--- Exercise brief ---
Any pictures should be left out; please print exactly the lines between the line with "Reproduce this diagram with TikZ." and the line with "(i3) at (50,281)", inclusive.

--- Records supplied ---
[BEGIN]

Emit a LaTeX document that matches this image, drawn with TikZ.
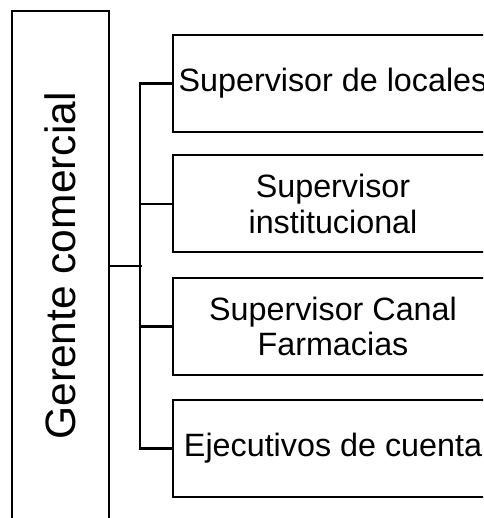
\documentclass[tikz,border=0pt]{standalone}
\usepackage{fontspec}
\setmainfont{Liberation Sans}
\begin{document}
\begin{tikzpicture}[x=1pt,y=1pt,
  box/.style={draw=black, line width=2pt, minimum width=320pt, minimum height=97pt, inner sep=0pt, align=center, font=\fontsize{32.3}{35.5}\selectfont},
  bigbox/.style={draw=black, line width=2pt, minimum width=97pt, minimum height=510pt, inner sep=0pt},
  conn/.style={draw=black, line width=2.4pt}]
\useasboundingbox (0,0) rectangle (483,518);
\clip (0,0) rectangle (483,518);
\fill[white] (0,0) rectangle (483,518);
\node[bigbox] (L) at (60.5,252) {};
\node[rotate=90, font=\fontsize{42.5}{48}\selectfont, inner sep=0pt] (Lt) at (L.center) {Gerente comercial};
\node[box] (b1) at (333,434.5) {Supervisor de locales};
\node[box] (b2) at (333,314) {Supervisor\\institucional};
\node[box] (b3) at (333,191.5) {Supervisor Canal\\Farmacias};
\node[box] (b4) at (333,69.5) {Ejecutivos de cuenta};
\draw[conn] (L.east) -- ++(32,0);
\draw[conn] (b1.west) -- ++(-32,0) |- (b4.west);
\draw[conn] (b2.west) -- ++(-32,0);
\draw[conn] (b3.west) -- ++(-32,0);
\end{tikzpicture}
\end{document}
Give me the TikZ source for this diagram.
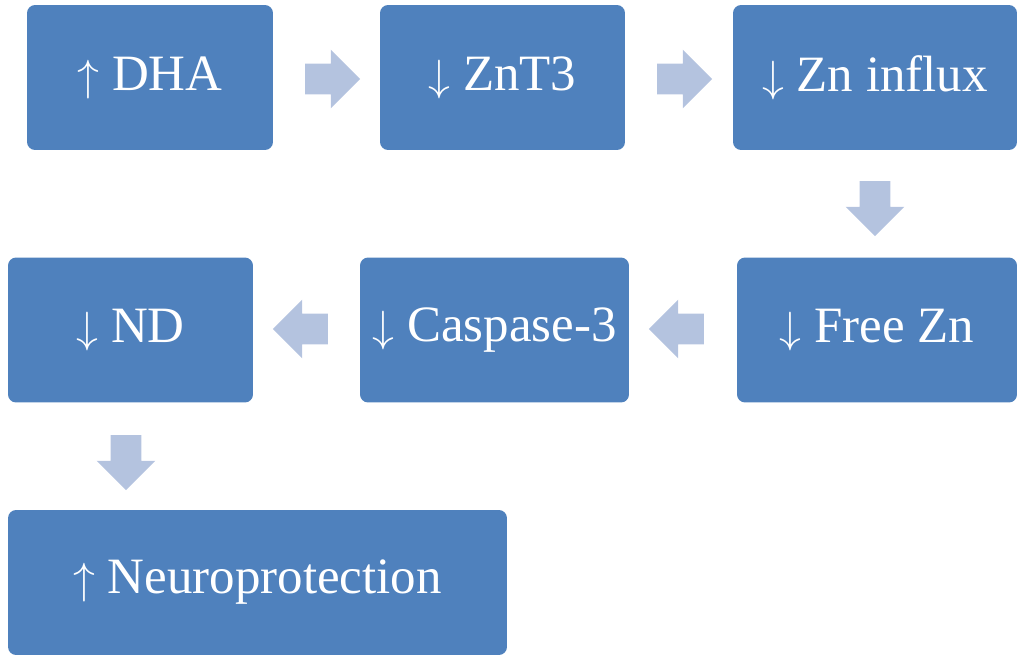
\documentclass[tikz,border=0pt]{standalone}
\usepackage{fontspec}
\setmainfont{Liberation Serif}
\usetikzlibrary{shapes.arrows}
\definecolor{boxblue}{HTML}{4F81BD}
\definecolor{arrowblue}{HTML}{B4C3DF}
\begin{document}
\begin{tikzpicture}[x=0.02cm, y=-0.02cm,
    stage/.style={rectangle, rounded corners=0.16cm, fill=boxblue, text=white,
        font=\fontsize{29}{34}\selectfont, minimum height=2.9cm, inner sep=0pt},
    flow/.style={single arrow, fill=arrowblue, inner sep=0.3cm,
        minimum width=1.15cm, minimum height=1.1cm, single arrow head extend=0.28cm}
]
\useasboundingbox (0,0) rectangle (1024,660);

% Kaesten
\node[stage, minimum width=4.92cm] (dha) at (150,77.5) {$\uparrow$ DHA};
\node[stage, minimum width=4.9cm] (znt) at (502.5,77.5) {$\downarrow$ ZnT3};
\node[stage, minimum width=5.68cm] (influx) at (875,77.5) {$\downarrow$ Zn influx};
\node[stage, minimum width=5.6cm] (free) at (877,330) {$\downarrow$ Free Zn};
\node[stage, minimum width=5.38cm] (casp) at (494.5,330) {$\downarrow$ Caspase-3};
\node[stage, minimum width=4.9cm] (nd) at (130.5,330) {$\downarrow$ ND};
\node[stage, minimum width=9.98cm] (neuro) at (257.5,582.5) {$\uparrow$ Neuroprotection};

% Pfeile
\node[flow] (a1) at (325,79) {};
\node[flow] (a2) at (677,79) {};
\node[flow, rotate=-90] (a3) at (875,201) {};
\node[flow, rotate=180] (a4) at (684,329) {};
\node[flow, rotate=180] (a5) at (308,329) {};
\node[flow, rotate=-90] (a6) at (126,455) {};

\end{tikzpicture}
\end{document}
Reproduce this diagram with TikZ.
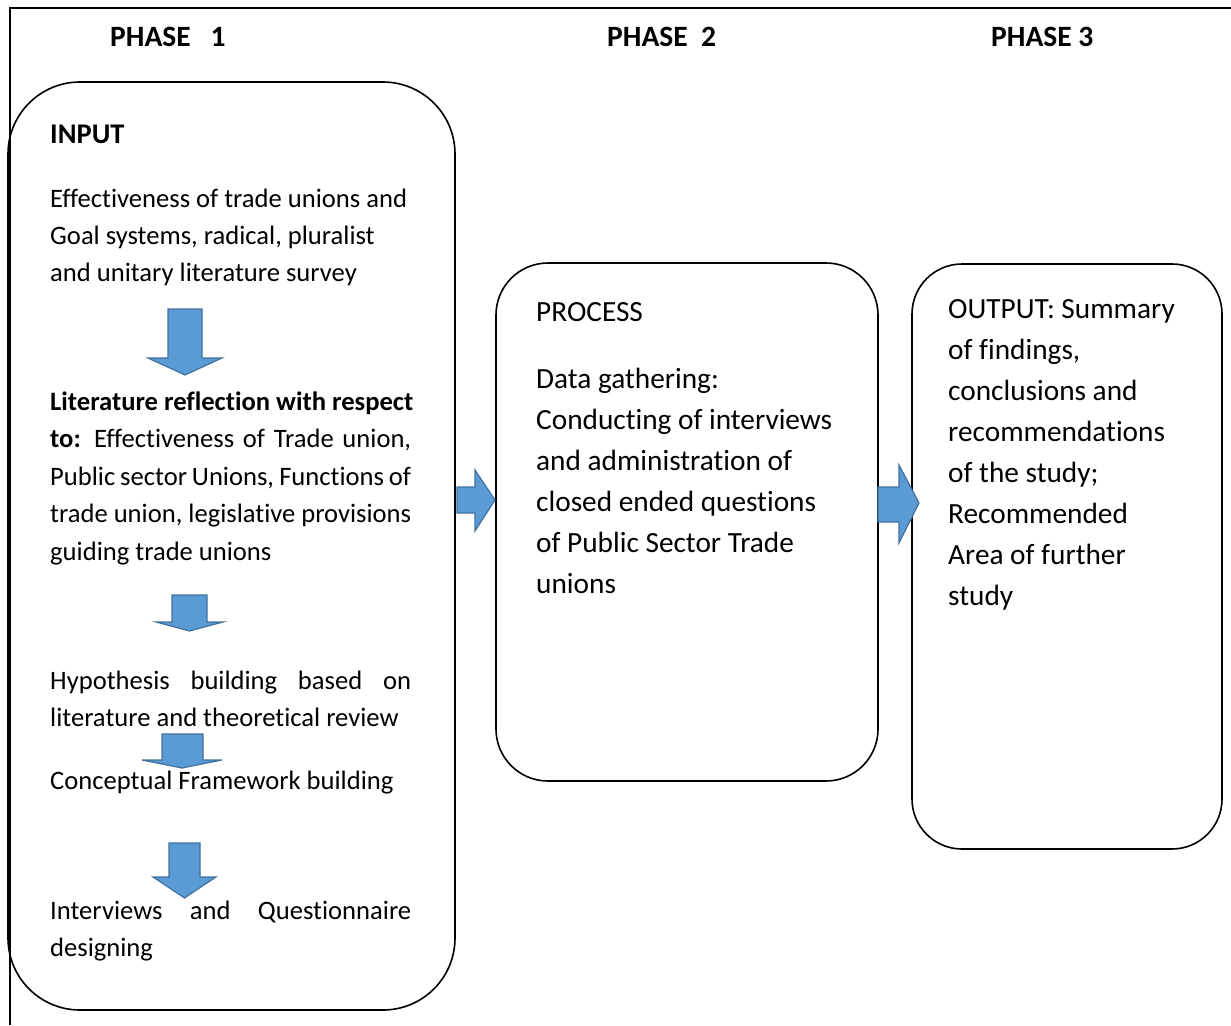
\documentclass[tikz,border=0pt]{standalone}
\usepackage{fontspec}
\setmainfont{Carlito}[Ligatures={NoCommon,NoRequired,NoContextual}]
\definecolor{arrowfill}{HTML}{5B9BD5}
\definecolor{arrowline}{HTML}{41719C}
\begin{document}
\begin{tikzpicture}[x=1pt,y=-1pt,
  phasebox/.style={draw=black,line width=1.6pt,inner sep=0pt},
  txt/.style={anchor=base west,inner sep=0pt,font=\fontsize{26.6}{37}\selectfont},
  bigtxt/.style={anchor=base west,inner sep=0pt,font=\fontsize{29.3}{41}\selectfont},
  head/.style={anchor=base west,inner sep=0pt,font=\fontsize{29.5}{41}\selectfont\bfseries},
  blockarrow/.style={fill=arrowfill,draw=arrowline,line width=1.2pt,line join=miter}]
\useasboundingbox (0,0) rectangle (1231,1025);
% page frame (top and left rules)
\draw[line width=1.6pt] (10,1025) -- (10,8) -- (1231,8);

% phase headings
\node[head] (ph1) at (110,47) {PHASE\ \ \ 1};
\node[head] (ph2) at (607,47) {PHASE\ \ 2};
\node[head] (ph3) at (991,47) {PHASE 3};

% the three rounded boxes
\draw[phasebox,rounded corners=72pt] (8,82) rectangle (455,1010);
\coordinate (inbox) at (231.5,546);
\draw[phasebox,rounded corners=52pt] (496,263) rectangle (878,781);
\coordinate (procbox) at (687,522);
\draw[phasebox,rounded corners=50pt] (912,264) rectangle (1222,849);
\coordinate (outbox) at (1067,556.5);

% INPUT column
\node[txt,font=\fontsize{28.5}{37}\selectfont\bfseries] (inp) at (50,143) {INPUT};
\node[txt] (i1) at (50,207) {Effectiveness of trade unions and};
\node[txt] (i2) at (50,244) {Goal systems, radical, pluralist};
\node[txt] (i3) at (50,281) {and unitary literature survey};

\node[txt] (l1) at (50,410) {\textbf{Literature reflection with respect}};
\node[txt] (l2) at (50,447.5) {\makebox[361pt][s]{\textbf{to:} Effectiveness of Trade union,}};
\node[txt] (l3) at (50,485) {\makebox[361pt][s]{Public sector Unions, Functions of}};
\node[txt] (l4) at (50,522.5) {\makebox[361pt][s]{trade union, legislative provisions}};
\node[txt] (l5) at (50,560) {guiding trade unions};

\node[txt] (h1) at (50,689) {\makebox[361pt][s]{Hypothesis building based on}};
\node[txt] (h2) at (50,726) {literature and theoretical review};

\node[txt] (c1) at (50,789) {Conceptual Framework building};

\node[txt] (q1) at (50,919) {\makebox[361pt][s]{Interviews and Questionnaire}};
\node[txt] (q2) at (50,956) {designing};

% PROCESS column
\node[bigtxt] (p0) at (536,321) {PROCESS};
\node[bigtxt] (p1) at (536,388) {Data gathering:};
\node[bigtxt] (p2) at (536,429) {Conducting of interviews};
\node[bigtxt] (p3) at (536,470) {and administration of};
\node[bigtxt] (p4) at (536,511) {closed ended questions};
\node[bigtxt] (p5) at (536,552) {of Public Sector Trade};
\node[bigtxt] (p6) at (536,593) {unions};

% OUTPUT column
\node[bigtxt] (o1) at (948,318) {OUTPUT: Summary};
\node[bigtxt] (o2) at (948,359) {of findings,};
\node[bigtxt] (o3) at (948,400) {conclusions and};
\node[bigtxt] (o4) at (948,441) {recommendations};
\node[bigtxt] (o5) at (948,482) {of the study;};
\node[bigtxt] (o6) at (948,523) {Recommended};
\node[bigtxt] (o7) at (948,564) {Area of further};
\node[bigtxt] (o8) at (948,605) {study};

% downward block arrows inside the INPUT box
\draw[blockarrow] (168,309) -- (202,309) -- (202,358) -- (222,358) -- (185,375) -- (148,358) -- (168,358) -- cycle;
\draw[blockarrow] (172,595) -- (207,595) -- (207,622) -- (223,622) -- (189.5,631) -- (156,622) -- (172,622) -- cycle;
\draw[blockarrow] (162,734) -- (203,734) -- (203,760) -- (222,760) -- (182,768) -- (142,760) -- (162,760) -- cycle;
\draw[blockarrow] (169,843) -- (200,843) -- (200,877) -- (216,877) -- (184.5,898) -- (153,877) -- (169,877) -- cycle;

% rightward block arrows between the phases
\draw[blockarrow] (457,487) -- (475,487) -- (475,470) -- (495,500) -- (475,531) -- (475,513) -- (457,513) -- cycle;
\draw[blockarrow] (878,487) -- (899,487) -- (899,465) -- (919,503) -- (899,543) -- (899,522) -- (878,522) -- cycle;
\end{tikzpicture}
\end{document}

[END]

--- Response to this exercise ---
Reproduce this diagram with TikZ.
\documentclass[tikz,border=0pt]{standalone}
\usepackage{fontspec}
\setmainfont{Carlito}[Ligatures={NoCommon,NoRequired,NoContextual}]
\definecolor{arrowfill}{HTML}{5B9BD5}
\definecolor{arrowline}{HTML}{41719C}
\begin{document}
\begin{tikzpicture}[x=1pt,y=-1pt,
  phasebox/.style={draw=black,line width=1.6pt,inner sep=0pt},
  txt/.style={anchor=base west,inner sep=0pt,font=\fontsize{26.6}{37}\selectfont},
  bigtxt/.style={anchor=base west,inner sep=0pt,font=\fontsize{29.3}{41}\selectfont},
  head/.style={anchor=base west,inner sep=0pt,font=\fontsize{29.5}{41}\selectfont\bfseries},
  blockarrow/.style={fill=arrowfill,draw=arrowline,line width=1.2pt,line join=miter}]
\useasboundingbox (0,0) rectangle (1231,1025);
% page frame (top and left rules)
\draw[line width=1.6pt] (10,1025) -- (10,8) -- (1231,8);

% phase headings
\node[head] (ph1) at (110,47) {PHASE\ \ \ 1};
\node[head] (ph2) at (607,47) {PHASE\ \ 2};
\node[head] (ph3) at (991,47) {PHASE 3};

% the three rounded boxes
\draw[phasebox,rounded corners=72pt] (8,82) rectangle (455,1010);
\coordinate (inbox) at (231.5,546);
\draw[phasebox,rounded corners=52pt] (496,263) rectangle (878,781);
\coordinate (procbox) at (687,522);
\draw[phasebox,rounded corners=50pt] (912,264) rectangle (1222,849);
\coordinate (outbox) at (1067,556.5);

% INPUT column
\node[txt,font=\fontsize{28.5}{37}\selectfont\bfseries] (inp) at (50,143) {INPUT};
\node[txt] (i1) at (50,207) {Effectiveness of trade unions and};
\node[txt] (i2) at (50,244) {Goal systems, radical, pluralist};
\node[txt] (i3) at (50,281) {and unitary literature survey};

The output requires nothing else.